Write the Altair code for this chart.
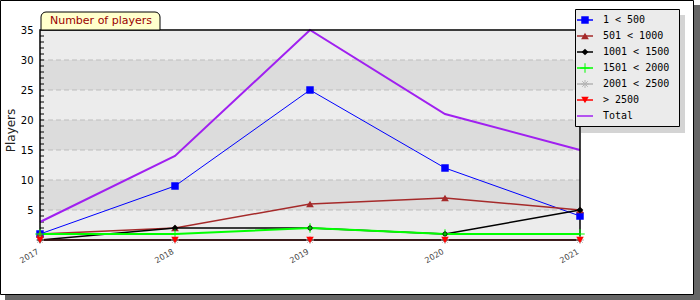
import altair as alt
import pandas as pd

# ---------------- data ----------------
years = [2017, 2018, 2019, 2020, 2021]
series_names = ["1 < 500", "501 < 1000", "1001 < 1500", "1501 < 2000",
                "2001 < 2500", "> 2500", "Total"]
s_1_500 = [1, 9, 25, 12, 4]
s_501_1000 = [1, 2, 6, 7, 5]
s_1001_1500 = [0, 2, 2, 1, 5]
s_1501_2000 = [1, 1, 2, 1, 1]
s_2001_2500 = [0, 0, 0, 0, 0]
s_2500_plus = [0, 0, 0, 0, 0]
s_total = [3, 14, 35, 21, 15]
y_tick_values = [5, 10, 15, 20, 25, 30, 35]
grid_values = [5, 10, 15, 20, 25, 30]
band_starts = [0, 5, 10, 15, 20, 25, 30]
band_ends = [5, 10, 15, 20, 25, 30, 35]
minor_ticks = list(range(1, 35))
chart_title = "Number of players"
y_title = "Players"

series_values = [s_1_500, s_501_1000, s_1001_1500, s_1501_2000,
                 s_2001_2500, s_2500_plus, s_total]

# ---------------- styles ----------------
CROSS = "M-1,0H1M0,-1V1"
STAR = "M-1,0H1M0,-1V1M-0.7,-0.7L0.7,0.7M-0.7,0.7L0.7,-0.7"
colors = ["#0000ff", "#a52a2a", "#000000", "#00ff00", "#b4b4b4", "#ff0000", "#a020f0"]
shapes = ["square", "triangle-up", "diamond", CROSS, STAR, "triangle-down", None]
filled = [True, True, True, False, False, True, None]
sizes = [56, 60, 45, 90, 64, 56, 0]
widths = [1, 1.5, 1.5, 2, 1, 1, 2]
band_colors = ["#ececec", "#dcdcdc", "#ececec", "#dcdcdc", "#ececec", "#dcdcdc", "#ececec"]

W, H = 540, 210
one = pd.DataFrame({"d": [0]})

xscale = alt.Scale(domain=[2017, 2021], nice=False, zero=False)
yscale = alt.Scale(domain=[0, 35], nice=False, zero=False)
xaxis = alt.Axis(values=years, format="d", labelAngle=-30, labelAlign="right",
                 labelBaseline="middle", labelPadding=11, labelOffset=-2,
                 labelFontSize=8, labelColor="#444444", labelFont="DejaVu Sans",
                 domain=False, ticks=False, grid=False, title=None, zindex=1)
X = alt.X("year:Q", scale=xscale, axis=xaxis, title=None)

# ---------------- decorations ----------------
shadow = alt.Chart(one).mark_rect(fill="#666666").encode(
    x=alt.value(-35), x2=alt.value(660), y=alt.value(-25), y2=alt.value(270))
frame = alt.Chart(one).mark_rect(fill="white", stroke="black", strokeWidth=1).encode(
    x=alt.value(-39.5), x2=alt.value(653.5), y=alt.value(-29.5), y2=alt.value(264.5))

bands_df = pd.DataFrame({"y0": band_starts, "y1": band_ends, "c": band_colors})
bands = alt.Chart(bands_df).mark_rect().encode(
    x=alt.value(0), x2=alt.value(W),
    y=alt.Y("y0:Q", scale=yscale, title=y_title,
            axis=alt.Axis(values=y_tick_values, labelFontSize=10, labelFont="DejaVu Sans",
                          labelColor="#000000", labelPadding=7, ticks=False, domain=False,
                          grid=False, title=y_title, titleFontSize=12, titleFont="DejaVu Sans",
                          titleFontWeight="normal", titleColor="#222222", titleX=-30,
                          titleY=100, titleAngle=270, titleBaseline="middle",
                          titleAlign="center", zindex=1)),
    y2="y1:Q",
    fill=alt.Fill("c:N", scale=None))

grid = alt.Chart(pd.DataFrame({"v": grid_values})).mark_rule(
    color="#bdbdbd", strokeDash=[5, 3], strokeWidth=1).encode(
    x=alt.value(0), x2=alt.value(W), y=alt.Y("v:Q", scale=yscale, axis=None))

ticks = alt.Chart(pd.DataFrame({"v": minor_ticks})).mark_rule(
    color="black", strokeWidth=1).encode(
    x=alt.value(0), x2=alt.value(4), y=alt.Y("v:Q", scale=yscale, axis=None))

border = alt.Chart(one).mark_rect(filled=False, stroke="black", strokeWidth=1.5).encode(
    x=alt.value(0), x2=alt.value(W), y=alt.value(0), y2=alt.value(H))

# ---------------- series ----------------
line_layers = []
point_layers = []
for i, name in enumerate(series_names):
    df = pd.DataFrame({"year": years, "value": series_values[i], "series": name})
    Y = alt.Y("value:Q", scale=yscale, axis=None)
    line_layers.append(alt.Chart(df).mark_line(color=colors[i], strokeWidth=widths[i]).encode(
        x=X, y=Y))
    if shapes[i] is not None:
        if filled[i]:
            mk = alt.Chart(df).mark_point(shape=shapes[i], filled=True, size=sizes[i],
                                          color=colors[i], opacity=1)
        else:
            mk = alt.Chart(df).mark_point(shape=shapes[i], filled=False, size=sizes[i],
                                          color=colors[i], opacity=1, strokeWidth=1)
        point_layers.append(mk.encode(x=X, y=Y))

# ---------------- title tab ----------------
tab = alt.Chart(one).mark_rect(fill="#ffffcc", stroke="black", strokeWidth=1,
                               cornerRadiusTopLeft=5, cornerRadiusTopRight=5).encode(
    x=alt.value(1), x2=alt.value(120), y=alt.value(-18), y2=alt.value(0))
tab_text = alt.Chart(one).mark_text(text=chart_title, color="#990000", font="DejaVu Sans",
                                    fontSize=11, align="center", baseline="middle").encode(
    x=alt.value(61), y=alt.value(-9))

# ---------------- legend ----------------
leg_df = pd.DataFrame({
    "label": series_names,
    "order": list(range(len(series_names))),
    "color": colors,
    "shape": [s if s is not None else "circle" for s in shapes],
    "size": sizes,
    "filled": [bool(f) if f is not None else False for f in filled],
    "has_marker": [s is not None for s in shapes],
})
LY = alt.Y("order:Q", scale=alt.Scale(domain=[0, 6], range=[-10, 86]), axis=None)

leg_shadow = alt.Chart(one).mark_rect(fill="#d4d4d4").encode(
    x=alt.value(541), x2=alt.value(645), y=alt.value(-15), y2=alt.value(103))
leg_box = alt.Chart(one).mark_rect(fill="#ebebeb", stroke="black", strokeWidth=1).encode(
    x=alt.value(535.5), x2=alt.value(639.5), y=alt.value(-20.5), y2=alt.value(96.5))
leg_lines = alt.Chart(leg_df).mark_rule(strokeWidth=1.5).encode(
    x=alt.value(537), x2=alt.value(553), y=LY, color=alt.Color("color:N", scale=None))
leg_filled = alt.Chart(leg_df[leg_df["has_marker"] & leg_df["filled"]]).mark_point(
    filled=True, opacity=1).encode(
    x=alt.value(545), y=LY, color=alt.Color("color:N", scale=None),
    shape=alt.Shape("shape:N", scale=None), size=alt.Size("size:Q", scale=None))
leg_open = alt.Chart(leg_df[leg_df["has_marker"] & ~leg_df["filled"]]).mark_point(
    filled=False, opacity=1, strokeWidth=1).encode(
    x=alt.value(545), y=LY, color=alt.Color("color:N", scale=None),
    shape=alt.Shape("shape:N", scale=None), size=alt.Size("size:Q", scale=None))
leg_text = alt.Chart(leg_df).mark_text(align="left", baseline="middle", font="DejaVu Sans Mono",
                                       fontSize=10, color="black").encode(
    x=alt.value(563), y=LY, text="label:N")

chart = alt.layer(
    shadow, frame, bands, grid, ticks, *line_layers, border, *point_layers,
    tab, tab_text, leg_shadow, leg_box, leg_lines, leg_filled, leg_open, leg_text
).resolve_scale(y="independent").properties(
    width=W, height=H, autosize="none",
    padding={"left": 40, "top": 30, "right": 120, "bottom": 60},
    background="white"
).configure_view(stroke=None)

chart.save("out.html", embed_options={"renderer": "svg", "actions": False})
· · · ·
Exercise directions → Copy exactly the lines running from the beginning of the listing through the line that has "import pandas as pd". Drop the pictures.

Result of this exercise →
Write the Altair code for this chart.
import altair as alt
import pandas as pd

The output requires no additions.